Following the revision of the tariff expectations, Standard & Poor’s would need to evaluate how Eskom plans to mitigate the negative effects of the reduction in tariffs before it completes its review of the way this might affect the company’s financial profile.
Eskom keen to become financially independent
It appeared that Eskom still aimed to become financially self-sustainable and reduce its reliance on government support, Bariletti noted. However, given that tariffs under the current regulatory framework were not fully cost-reflective, it might take Eskom longer to achieve this goal.
Furthermore, Bariletti said that it was important for Nersa to consistently apply the principle of moving towards cost-reflective tariffs in the future. But the lowering of revenues would also be associated with the flexibility to review Eskom’s capital expenditure, Dames said, and could work to boost ratings agencies’ view of the reduction.
The R300-billion capital expenditure programme is funded until 2018, but a 29% shortfall remains. Dames gave assurances that this shortfall only extended to ‘uncommitted projects” — specifically, transmission and distribution infrastructure projects that would be reviewed.
Power stations Medupi, Kusile and Ingula were fully funded, he said.
Dames denied that the power utility was effectively shutting South Africa down for business through its call for a mandatory power conservation programme.

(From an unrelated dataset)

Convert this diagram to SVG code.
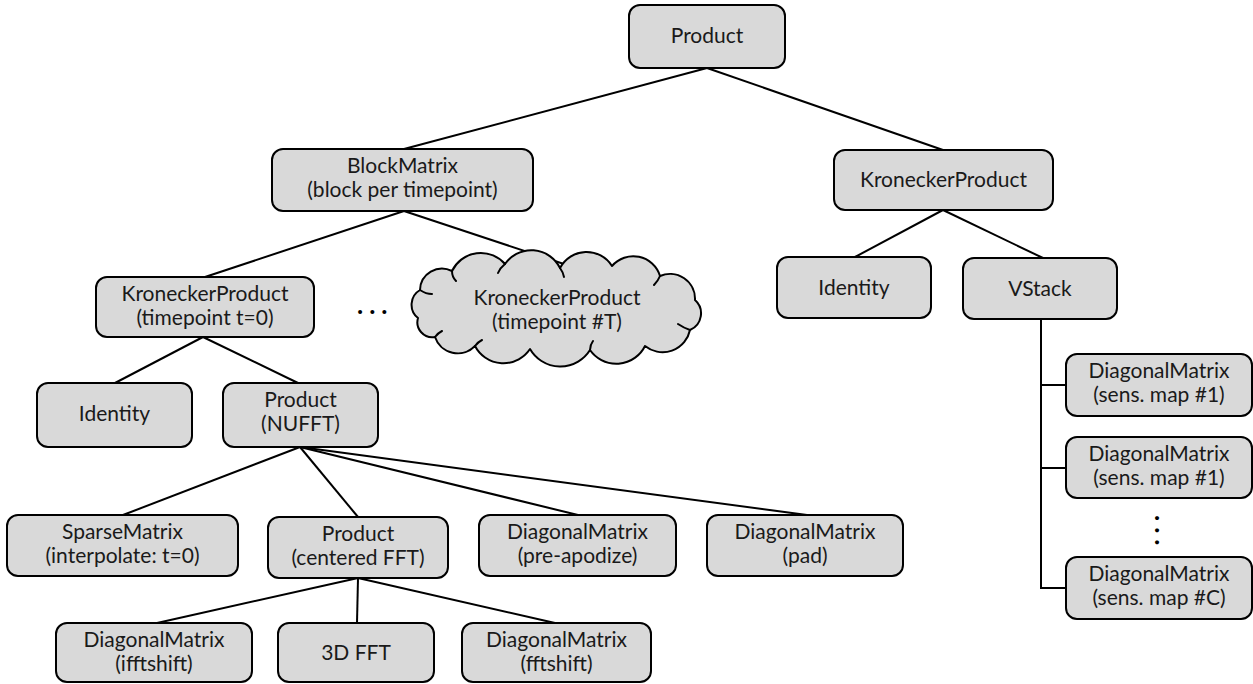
<svg xmlns="http://www.w3.org/2000/svg" width="1253" height="684" viewBox="0 0 1253 684">
  <style>
    .box { fill: #d9d9d9; stroke: #000; stroke-width: 2; }
    .cloud { fill: #d9d9d9; stroke: #000; stroke-width: 2; stroke-linejoin: round; }
    .hook { fill: none; stroke: #000; stroke-width: 2; stroke-linecap: round; }
    .lbl { font-family: Lato, "Liberation Sans", sans-serif; font-size: 21px; fill: #1a1a1a; text-anchor: middle; }
    .dots { font-family: Lato, "Liberation Sans", sans-serif; font-size: 26px; font-weight: bold; fill: #000; letter-spacing: 6px; }
    .edge { fill: none; stroke: #000; stroke-width: 2; }
  </style>
  <rect width="1253" height="684" fill="#fff"/>

  <!-- connectors -->
  <g id="connectors" class="edge">
    <line x1="707" y1="68" x2="404" y2="149"/>
    <line x1="707" y1="68" x2="943" y2="150"/>
    <line x1="404" y1="211" x2="205" y2="277"/>
    <line x1="404" y1="211" x2="573" y2="267"/>
    <line x1="943" y1="210" x2="855" y2="257"/>
    <line x1="943" y1="210" x2="1043" y2="258"/>
    <path d="M1041 319 V588 H1066 M1041 385 H1066 M1041 468 H1066"/>
    <line x1="203" y1="337" x2="115" y2="383"/>
    <line x1="203" y1="337" x2="298" y2="383"/>
    <line x1="300" y1="447" x2="123" y2="515"/>
    <line x1="300" y1="447" x2="358" y2="517"/>
    <line x1="300" y1="447" x2="578" y2="515"/>
    <line x1="300" y1="447" x2="807" y2="515"/>
    <line x1="358" y1="578" x2="157" y2="623"/>
    <line x1="358" y1="578" x2="357" y2="623"/>
    <line x1="358" y1="578" x2="555" y2="623"/>
  </g>

  <!-- root -->
  <g id="product-root">
    <rect class="box" x="629" y="5" width="156" height="63" rx="11"/>
    <text class="lbl" x="707" y="43">Product</text>
  </g>

  <g id="blockmatrix">
    <rect class="box" x="272" y="149" width="261" height="62" rx="11"/>
    <text class="lbl" x="402.5" y="173">BlockMatrix</text>
    <text class="lbl" x="402.5" y="197">(block per timepoint)</text>
  </g>

  <g id="kronecker-right">
    <rect class="box" x="834" y="150" width="219" height="60" rx="11"/>
    <text class="lbl" x="943.5" y="187">KroneckerProduct</text>
  </g>

  <g id="identity-right">
    <rect class="box" x="777" y="257" width="154" height="61" rx="11"/>
    <text class="lbl" x="854" y="295">Identity</text>
  </g>

  <g id="vstack">
    <rect class="box" x="963" y="258" width="154" height="61" rx="11"/>
    <text class="lbl" x="1040" y="296">VStack</text>
  </g>

  <g id="sens-map-1a">
    <rect class="box" x="1066" y="354" width="186" height="62" rx="11"/>
    <text class="lbl" x="1159" y="378">DiagonalMatrix</text>
    <text class="lbl" x="1159" y="402">(sens. map #1)</text>
  </g>

  <g id="sens-map-1b">
    <rect class="box" x="1066" y="437" width="186" height="61" rx="11"/>
    <text class="lbl" x="1159" y="461">DiagonalMatrix</text>
    <text class="lbl" x="1159" y="485">(sens. map #1)</text>
  </g>

  <!-- vertical ellipsis between the sensitivity maps -->
  <text class="dots" x="1140" y="530" transform="rotate(90 1155 530)">...</text>

  <g id="sens-map-c">
    <rect class="box" x="1066" y="557" width="186" height="62" rx="11"/>
    <text class="lbl" x="1159" y="581">DiagonalMatrix</text>
    <text class="lbl" x="1159" y="605">(sens. map #C)</text>
  </g>

  <g id="kronecker-t0">
    <rect class="box" x="96" y="277" width="218" height="60" rx="11"/>
    <text class="lbl" x="205" y="301">KroneckerProduct</text>
    <text class="lbl" x="205" y="325">(timepoint t=0)</text>
  </g>

  <!-- horizontal ellipsis between timepoints -->
  <text class="dots" x="357" y="314">...</text>

  <g id="kronecker-tT">
    <path class="cloud" d="M418 318
      A17 17 0 0 1 420 290
      A22 22 0 0 1 452 271
      A32 32 0 0 1 505 264
      A32 32 0 0 1 560 268
      A30 30 0 0 1 612 266
      A28 28 0 0 1 660 276
      A25 25 0 0 1 695 300
      A18 18 0 0 1 690 330
      A28 28 0 0 1 645 346
      A32 32 0 0 1 590 350
      A35 35 0 0 1 530 349
      A32 32 0 0 1 475 346
      A24 24 0 0 1 435 337
      A15 15 0 0 1 418 318 Z"/>
    <path class="hook" d="M420 290 Q426 294 432 294 M452 271 Q452 277 456 281 M505 264 Q500 268 498 273 M560 268 Q563 272 564 277 M660 276 Q658 281 654 285 M690 330 Q684 328 678 324 M590 350 Q590 345 593 341 M475 346 Q478 342 482 340 M435 337 Q438 333 442 331"/>
    <text class="lbl" x="557" y="305">KroneckerProduct</text>
    <text class="lbl" x="557" y="329">(timepoint #T)</text>
  </g>

  <g id="identity-left">
    <rect class="box" x="37" y="383" width="155" height="64" rx="11"/>
    <text class="lbl" x="114.5" y="421">Identity</text>
  </g>

  <g id="product-nufft">
    <rect class="box" x="223" y="383" width="155" height="64" rx="11"/>
    <text class="lbl" x="300.5" y="407">Product</text>
    <text class="lbl" x="300.5" y="431">(NUFFT)</text>
  </g>

  <g id="sparse-interp">
    <rect class="box" x="7" y="515" width="231" height="61" rx="11"/>
    <text class="lbl" x="122.5" y="539">SparseMatrix</text>
    <text class="lbl" x="122.5" y="563">(interpolate: t=0)</text>
  </g>

  <g id="product-fft">
    <rect class="box" x="268" y="517" width="180" height="61" rx="11"/>
    <text class="lbl" x="358" y="541">Product</text>
    <text class="lbl" x="358" y="565">(centered FFT)</text>
  </g>

  <g id="diag-apodize">
    <rect class="box" x="479" y="515" width="197" height="61" rx="11"/>
    <text class="lbl" x="577.5" y="539">DiagonalMatrix</text>
    <text class="lbl" x="577.5" y="563">(pre-apodize)</text>
  </g>

  <g id="diag-pad">
    <rect class="box" x="707" y="515" width="196" height="61" rx="11"/>
    <text class="lbl" x="805" y="539">DiagonalMatrix</text>
    <text class="lbl" x="805" y="563">(pad)</text>
  </g>

  <g id="diag-ifftshift">
    <rect class="box" x="56" y="623" width="196" height="59" rx="11"/>
    <text class="lbl" x="154" y="647">DiagonalMatrix</text>
    <text class="lbl" x="154" y="671">(ifftshift)</text>
  </g>

  <g id="fft3d">
    <rect class="box" x="278" y="623" width="156" height="59" rx="11"/>
    <text class="lbl" x="356" y="660">3D FFT</text>
  </g>

  <g id="diag-fftshift">
    <rect class="box" x="462" y="623" width="189" height="59" rx="11"/>
    <text class="lbl" x="556.5" y="647">DiagonalMatrix</text>
    <text class="lbl" x="556.5" y="671">(fftshift)</text>
  </g>
</svg>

‘Going through load shedding will be more harmful to the economy than making sure customers have control in their hands. There are companies that have invested in energy efficiency, brought down demand and maintained their output levels,” he said, adding that a 10% saving was ‘more than possible”.
Demand assumptions were critical to Eskom’s ability to achieve the reduced tariff increases, said Dames.
‘The power system is still constrained. [The lower increases] should not be seen as a reason to not use electricity efficiently.”
With the reductions came ‘a clear pact” to continue conserving power and ensure that the benefits were fed through to consumers. Municipalities would be critical in this respect, he said.
Energy regulator suggests an electricity tariff cap
Nersa recommended last Friday that municipal increases on electricity tariffs should be capped at 13%. Over the last two years the increases in municipal tariffs had contributed significantly to the strain on consumers as electricity levies funded other municipal services.
Eskom has held discussions with the South African Local Government Association on the matter and Minister of Public Enterprises Malusi Gigaba has also spoken to his Cabinet colleagues.
Eskom has secured 80% of its coal supplies until 2018. Thereafter, new mines will be needed to supply Eskom and new contracts must be negotiated. Critically, 30% of its coal is supplied on short- to medium-term contracts.
Eskom was concerned about supplies after 2018 and it was a policy issue that had to be addressed, Dames said. Until then, Eskom would work with the mining industry to manage the interrelation of coal quality, volume and costs.
Ultimately, however, this was just a stay of execution. Electricity prices would go up and the only question was how this would happen and the rate at which they would increase.
Dames said much depended now on the choices South Africa made in terms of electricity supply options, most of which were outlined in the integrated resource plan of 2010.
‘Look at IRP 2010 and look at the price path required in real terms to be able to make those choices — whether Eskom does it or somebody else does it,” Dames said.
‘The only question we are left with as a country is how quickly we move towards that. If we want nuclear and we want renewables, somebody is going to have to pay for that.”